Skymet weather

Early Signs Of Pre Monsoon Storm, Low Pressure Area Likely Over Bay Of Bengal

May 3, 2023 4:49 PM |

The month of April passed off without a storm in the Indian Seas, making it 4th clean year in a row. The last cyclone in April was an extremely severe cyclonic storm 'FANI' during fag end of April 2019. The storm made landfall on 03rd May near Puri in Odisha. Meteorological conditions are building up favourably for the first storm of this season in the Indian Seas. 

A cyclonic circulation is likely to come up over the Southeast Bay of Bengal (BoB) and adjoining equatorial region on 05th May.  It is expected to organize further and emerge on the sea surface as low-pressure area over the same region, the next day.  Environmental conditions like wind shear and ocean surface temperatures seem to be favourable for the further growth of the system.  Initial perturbations coming up above 5 degrees north latitude have the potential to sustain and grow. 

Last year, Asani was the maiden cyclone of the year to come up over BoB.  The storm had initiated as a cyclonic circulation over South Andaman Sea and Southeast BoB.  This weather system moved northwestward and strengthened to a tropical storm on 08th May 2022.  The next day, it became a severe cyclonic storm.
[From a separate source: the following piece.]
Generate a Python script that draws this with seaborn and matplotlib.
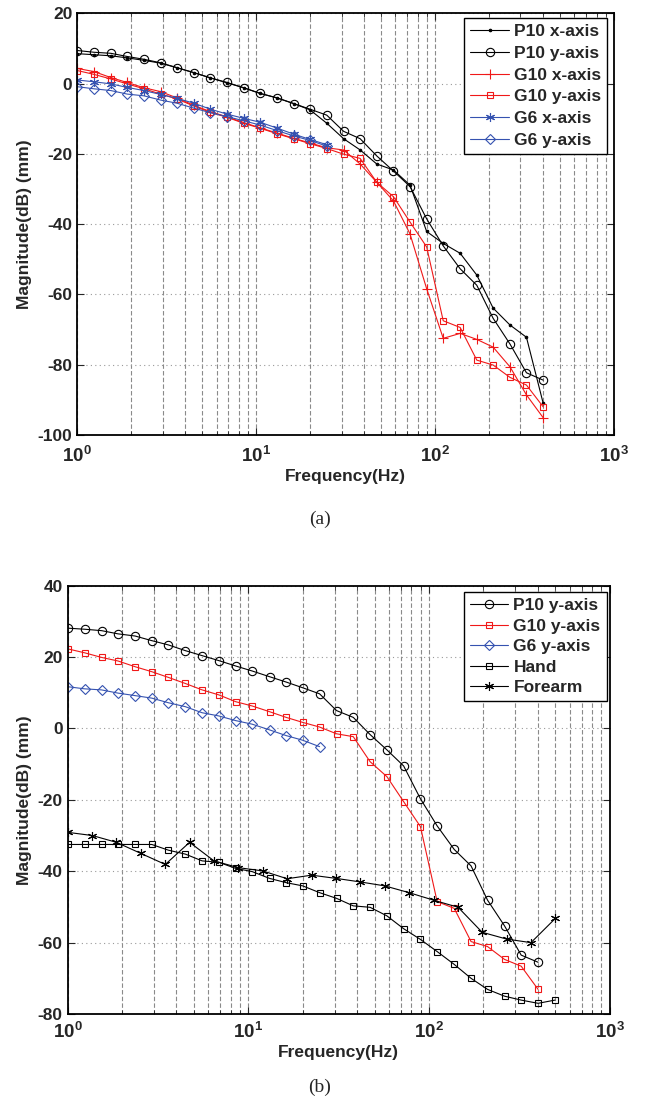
import numpy as np
import matplotlib
matplotlib.use("Agg")
import matplotlib.pyplot as plt
import seaborn as sns
from matplotlib.ticker import LogLocator, NullFormatter

# frequencies (Hz)
freq = [1.0, 1.24, 1.54, 1.9, 2.36, 2.92, 3.61, 4.48, 5.55, 6.87, 8.51, 10.5,
        13.1, 16.2, 20.0, 24.8, 30.8, 38.1, 47.2, 58.5, 72.4, 89.7, 111, 138,
        171, 211, 262, 324, 402, 498]
freq_forearm = [1.0, 1.37, 1.86, 2.54, 3.47, 4.73, 6.46, 8.81, 12.0, 16.4, 22.4,
                30.6, 41.7, 56.9, 77.6, 106, 145, 197, 269, 367, 501]

# (a) magnitudes
p10_x = [8.5, 8.2, 7.9, 7.3, 6.6, 5.8, 4.5, 3.1, 1.6, 0.2, -1.2, -2.8, -4.1, -5.7,
         -7.5, -11.3, -15.7, -18.9, -22.9, -24.6, -28.9, -42.1, -45.5, -48.3,
         -54.5, -63.9, -68.7, -72.2, -91.0]
p10_y_a = [9.4, 8.9, 8.6, 7.7, 6.9, 5.9, 4.5, 3.1, 1.6, 0.3, -1.2, -2.8, -4.1, -5.7,
           -7.3, -9.0, -13.6, -15.7, -20.6, -24.9, -29.3, -38.5, -46.2, -52.7,
           -57.4, -66.8, -74.1, -82.3, -84.4]
g10_x = [4.3, 3.4, 1.7, 0.3, -1.2, -2.3, -4.1, -6.2, -8.0, -9.5, -11.1, -12.6,
         -14.1, -15.6, -16.9, -18.3, -18.9, -22.9, -28.1, -33.4, -42.8, -58.4,
         -72.5, -71.1, -72.8, -75.0, -80.6, -88.6, -95.1]
g10_y_a = [3.7, 2.6, 1.3, -0.1, -1.5, -3.0, -4.4, -6.4, -8.2, -9.6, -11.3, -12.7,
           -14.3, -15.7, -17.1, -18.5, -20.1, -21.3, -28.1, -32.2, -39.4, -46.5,
           -67.5, -69.4, -78.7, -80.1, -83.6, -85.8, -92.0]
g6_x = [1.0, 0.5, -0.1, -1.1, -2.0, -3.1, -4.2, -5.6, -7.3, -8.7, -9.9, -11.0,
        -12.7, -14.4, -15.9, -17.4]
g6_y_a = [-0.9, -1.5, -2.0, -3.0, -3.5, -4.7, -5.6, -7.0, -8.3, -9.4, -10.6, -11.8,
          -13.4, -14.9, -16.2, -17.8]

# (b) magnitudes
p10_y_b = [28.1, 27.8, 27.4, 26.5, 25.9, 24.6, 23.4, 21.8, 20.4, 19.0, 17.5, 16.1,
           14.5, 13.0, 11.4, 9.7, 5.0, 3.1, -1.7, -6.0, -10.5, -19.7, -27.3, -33.9,
           -38.5, -48.1, -55.3, -63.5, -65.5]
g10_y_b = [22.3, 21.2, 19.9, 18.9, 17.3, 15.9, 14.3, 12.6, 10.8, 9.4, 7.5, 6.3, 4.7,
           3.1, 1.7, 0.4, -1.5, -2.3, -9.3, -13.5, -20.5, -27.5, -48.5, -50.4,
           -59.7, -61.1, -64.7, -66.6, -73.1]
g6_y_b = [11.7, 11.1, 10.8, 9.9, 9.2, 8.5, 7.2, 6.1, 4.4, 3.5, 2.2, 1.2, -0.4, -2.0,
          -3.3, -5.1]
hand = [-32.5, -32.5, -32.5, -32.5, -32.5, -32.5, -34.1, -35.2, -37.1, -37.5, -39.2,
        -40.1, -42.0, -43.2, -44.1, -46.0, -47.6, -49.7, -50.1, -52.5, -56.1, -59.1,
        -62.5, -66.1, -70.0, -73.1, -75.0, -76.1, -77.0, -76.1]
forearm = [-29.1, -30.0, -31.9, -35.0, -38.1, -31.9, -37.1, -39.0, -39.9, -42.1,
           -41.1, -42.0, -43.0, -44.1, -46.0, -48.1, -50.1, -57.1, -59.0, -60.0, -53.2]

RED = "#f01818"
BLUE = "#3552b0"
ASTER = (6, 2, 0)

sns.set_style("ticks")
plt.rcParams["font.family"] = ["Liberation Sans", "DejaVu Sans"]
plt.rcParams["font.weight"] = "bold"
plt.rcParams["mathtext.fontset"] = "custom"
plt.rcParams["mathtext.rm"] = "Liberation Sans:bold"
plt.rcParams["mathtext.bf"] = "Liberation Sans:bold"
plt.rcParams["mathtext.default"] = "bf"

FS = 12.5


def draw(ax, f, v, color, marker, ms, label, filled=False):
    sns.lineplot(x=f[:len(v)], y=v, ax=ax, color=color, marker=marker,
                 markersize=ms, linewidth=0.8, markeredgewidth=0.8,
                 markeredgecolor=color,
                 markerfacecolor=color if filled else "none", label=label)


def style_axis(ax, ylim, yticks, xpad):
    ax.set_xscale("log")
    ax.set_xlim(1, 1000)
    ax.set_ylim(*ylim)
    ax.set_yticks(yticks)
    ax.set_yticklabels([str(t) for t in yticks], fontsize=FS, fontweight="bold")
    ax.set_xticks([1, 10, 100, 1000])
    ax.set_xticklabels([r"$10^{0}$", r"$10^{1}$", r"$10^{2}$", r"$10^{3}$"],
                       fontsize=FS + 1)
    ax.xaxis.set_minor_locator(LogLocator(base=10, subs=np.arange(2, 10), numticks=30))
    ax.xaxis.set_minor_formatter(NullFormatter())
    ax.tick_params(which="both", direction="in", top=True, right=True)
    ax.tick_params(axis="x", which="major", pad=xpad)
    ax.tick_params(which="major", length=5, width=0.8)
    ax.tick_params(which="minor", length=3, width=0.6)
    ax.grid(True, axis="x", which="both", color="#8a8a8a",
            linestyle=(0, (4, 2)), linewidth=0.8)
    ax.grid(True, axis="y", which="major", color="#9a9a9a",
            linestyle=(0, (1, 3)), linewidth=0.8)
    for s in ax.spines.values():
        s.set_linewidth(1.3)
        s.set_color("black")
    ax.set_xlabel("Frequency(Hz)", fontsize=FS, fontweight="bold", labelpad=2)
    ax.set_ylabel("Magnitude(dB) (mm)", fontsize=FS, fontweight="bold", labelpad=4)


fig = plt.figure(figsize=(6.49, 11.04), dpi=100)

# (a)
ax1 = fig.add_axes([0.1191, 0.606, 0.827, 0.382])
draw(ax1, freq, p10_x, "black", "o", 1.8, "P10 x-axis", filled=True)
draw(ax1, freq, p10_y_a, "black", "o", 6, "P10 y-axis")
draw(ax1, freq, g10_x, RED, "+", 7, "G10 x-axis")
draw(ax1, freq, g10_y_a, RED, "s", 5, "G10 y-axis")
draw(ax1, freq, g6_x, BLUE, ASTER, 6.5, "G6 x-axis")
draw(ax1, freq, g6_y_a, BLUE, "D", 5, "G6 y-axis")
style_axis(ax1, (-100, 20), list(range(-100, 21, 20)), xpad=8)
ax1.legend(loc="upper right", bbox_to_anchor=(0.987, 0.989), borderaxespad=0,
           fancybox=False, edgecolor="black", framealpha=1,
           prop={"weight": "bold", "size": FS}, handlelength=2.2,
           labelspacing=0.38, borderpad=0.35, handletextpad=0.3)
ax1.get_legend().get_frame().set_linewidth(1.0)

# (b)
ax2 = fig.add_axes([0.1043, 0.0815, 0.835, 0.388])
draw(ax2, freq, p10_y_b, "black", "o", 6, "P10 y-axis")
draw(ax2, freq, g10_y_b, RED, "s", 5, "G10 y-axis")
draw(ax2, freq, g6_y_b, BLUE, "D", 5, "G6 y-axis")
draw(ax2, freq, hand, "black", "s", 5, "Hand")
draw(ax2, freq_forearm, forearm, "black", ASTER, 6.5, "Forearm")
style_axis(ax2, (-80, 40), list(range(-80, 41, 20)), xpad=6)
ax2.legend(loc="upper right", bbox_to_anchor=(0.9945, 0.9846), borderaxespad=0,
           fancybox=False, edgecolor="black", framealpha=1,
           prop={"weight": "bold", "size": FS}, handlelength=2.2,
           labelspacing=0.3, borderpad=0.35, handletextpad=0.3)
ax2.get_legend().get_frame().set_linewidth(1.0)

fig.text(0.493, 1 - 519 / 1104, "(a)", ha="center", va="center",
         family="Liberation Serif", fontweight="normal", fontsize=14)
fig.text(0.493, 1 - 1087 / 1104, "(b)", ha="center", va="center",
         family="Liberation Serif", fontweight="normal", fontsize=14)

fig.savefig("out.png", dpi=100)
Subsequently, as it came closer to the coast, met with high wind shear, weakening to a cyclonic storm on 10th May and downgrading further to a deep depression over the ocean itself.  The deep depression crossed the Andhra Pradesh coast on 11th May in the evening hours.  It rapidly weakened to a low-pressure area over land, the next day. 

Tropical storms originating over the South Andaman Sea and Southeast BoB have the potential of strengthening by virtue of impending long sea travel.  The longer they surf the sea surface, the better the chances are to become powerful.  The track of these storms becomes unpredictable in the initial stage. The entire east coast from Andhra Pradesh to West Bengal and further on to Bangla Desh and Myanmar is vulnerable to cyclone strikes.  Though, the majority of these systems head for Bangla Desh but the deviations can not be ruled out during the early days of formation. Extremely severe cyclonic storm 'FANI' and super cyclone 'AMPHAN' (May 2020) are the recent destroyers of Odisha and West Bengal respectively. 

The next cyclonic storm forming in the Indian Seas will be named 'Mocha'. Southeast BoB and the Andaman Sea need to be kept under observation for the next 3 days. More authentic information on the track and intensity of the likely storm may have to wait for 72 hours.